Every once in a great while a reviewer will take another look, reassess a movie, and reverse his previous opinion. That happened for a whole lot of critics with Bonnie and Clyde, which initially got terrible reviews, with 2001: A Space Odyssey, which very few people understood on first viewing, and with The Wild Bunch and Butch Cassidy and the Sundance Kid. I saw this movie new only two years ago and, while I’m not doing an about-face like so many did with those four movies—all of which are now acknowledged as classics—I feel like I should modify my original pan quite a bit. Casting about for a reason why it should strike me differently after only two years, I came up with two reasons, both of which I may have mentioned before in these pages. One, I think I really am getting more tolerant of vertiginous motion unless it’s wildly overdone, as in How to Train Your Dragon. Bolt is a long way from being one of the worst offenders here, though a little too much of it seems like gratuitous overkill. And second, watching a DVD on a HD television is not as disorienting, and at the same time seems more intimate, making it much easier for me to interact and sympathize with the characters.
For whatever reason, I enjoyed this second viewing way more than I did when seeing it on the big theater screen. (Not in 3D.) It still has its weaknesses. It’s funny, but a common weakness of films like this is that the main character isn’t as interesting as the supporting cast. Bolt is a movie-star super-dog who, somehow, has been prevented from knowing that he really has no superpowers. (We see some of how they cleverly accomplish this, and it’s fun, but come on, now …) However, you accept that premise because it’s fun to see him shipped cross-country and emerge in New York without a clue that his super-bark and super-speed and super-eyes don’t work anymore. (But we’ve seen it before, with Buzz Lightyear.) There he meets Mittens the street-wise cat and her retinue of semi-enslaved pigeons. The pigeons are great, and so is Mittens. They set out to cross the country and along the way pick up Rhino, the fearless, obese, hero-worshipping hamster who never loses faith in his hero, Bolt. All these characters are better than Bolt himself.

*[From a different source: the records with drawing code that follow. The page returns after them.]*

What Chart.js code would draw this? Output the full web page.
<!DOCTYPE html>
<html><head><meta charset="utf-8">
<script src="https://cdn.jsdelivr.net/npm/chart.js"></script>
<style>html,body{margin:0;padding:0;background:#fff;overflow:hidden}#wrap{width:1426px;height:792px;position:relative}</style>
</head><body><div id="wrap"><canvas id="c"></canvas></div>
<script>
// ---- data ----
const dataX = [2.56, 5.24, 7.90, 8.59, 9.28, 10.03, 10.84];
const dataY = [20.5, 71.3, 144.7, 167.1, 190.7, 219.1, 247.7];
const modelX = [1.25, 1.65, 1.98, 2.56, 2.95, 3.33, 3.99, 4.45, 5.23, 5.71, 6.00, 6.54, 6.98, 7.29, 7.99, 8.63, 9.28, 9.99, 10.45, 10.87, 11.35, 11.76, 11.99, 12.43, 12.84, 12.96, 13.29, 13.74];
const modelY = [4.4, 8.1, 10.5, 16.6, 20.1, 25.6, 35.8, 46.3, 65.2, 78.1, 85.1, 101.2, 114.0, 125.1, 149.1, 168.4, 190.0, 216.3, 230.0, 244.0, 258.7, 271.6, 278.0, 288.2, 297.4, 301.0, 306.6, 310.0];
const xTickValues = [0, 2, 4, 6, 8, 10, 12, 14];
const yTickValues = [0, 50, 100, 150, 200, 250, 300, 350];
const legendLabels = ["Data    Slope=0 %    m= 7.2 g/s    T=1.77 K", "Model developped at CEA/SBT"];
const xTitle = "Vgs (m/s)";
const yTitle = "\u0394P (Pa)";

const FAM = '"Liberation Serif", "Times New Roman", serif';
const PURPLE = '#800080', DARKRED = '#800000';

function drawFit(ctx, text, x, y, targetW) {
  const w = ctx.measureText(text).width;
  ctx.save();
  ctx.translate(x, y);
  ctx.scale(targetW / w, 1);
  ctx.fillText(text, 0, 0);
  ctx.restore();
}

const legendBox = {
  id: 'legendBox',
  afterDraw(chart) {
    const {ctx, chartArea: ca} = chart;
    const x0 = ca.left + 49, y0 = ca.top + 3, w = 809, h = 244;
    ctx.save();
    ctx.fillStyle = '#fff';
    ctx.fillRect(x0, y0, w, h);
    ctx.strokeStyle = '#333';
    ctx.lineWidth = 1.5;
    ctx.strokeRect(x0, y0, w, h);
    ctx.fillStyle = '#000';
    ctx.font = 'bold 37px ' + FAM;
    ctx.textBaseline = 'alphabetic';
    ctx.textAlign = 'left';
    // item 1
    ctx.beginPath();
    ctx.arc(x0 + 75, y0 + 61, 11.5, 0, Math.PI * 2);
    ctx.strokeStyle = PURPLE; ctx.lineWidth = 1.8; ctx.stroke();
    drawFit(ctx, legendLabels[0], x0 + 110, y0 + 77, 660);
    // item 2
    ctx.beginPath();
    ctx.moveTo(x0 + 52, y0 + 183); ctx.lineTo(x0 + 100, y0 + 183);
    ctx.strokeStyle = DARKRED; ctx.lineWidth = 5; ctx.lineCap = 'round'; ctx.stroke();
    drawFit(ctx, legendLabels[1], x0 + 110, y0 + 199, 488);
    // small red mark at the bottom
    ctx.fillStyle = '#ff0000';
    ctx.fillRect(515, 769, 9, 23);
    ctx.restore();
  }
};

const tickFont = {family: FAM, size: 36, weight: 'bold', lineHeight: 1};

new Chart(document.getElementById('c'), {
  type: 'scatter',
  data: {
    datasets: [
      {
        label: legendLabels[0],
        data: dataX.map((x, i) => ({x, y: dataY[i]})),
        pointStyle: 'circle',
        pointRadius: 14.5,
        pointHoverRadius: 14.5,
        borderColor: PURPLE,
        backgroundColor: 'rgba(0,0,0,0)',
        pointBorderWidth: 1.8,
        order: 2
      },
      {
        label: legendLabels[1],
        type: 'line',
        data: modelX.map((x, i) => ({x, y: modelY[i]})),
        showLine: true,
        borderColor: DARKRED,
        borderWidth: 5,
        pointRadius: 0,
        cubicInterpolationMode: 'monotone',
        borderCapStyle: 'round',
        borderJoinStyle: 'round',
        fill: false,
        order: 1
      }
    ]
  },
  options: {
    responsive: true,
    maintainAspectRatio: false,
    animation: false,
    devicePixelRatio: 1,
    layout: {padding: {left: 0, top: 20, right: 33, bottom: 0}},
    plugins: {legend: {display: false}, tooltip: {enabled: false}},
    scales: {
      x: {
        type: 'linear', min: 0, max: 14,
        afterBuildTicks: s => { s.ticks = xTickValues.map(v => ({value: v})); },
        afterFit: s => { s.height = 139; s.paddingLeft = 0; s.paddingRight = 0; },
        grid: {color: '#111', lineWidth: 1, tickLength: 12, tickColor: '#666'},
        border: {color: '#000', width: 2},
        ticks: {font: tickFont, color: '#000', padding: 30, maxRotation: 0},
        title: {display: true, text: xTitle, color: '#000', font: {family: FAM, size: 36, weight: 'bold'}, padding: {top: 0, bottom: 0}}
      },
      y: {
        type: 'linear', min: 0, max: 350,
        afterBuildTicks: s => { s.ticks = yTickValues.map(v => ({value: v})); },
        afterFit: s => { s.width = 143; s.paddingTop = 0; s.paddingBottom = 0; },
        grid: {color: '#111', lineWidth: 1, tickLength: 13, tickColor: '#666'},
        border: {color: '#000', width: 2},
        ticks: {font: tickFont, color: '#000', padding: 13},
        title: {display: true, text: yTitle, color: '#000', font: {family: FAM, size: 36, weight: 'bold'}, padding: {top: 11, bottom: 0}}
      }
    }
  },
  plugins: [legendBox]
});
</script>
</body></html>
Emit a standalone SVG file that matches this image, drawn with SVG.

The look of the film is wonderful, crossing the country, arriving in Hollywood—which looks exactly like Hollywood really looks, and so does Las Vegas—and having adventures in the studios. Bolt’s super-weasel agent is funny, as are the Hollywood pigeons who instantly want to pitch an idea to Bolt (“Aliens!”), just like everyone in Hollywood really does. There’s a lot of heart in this movie. I feel like, with a little more work, it might have been a classic.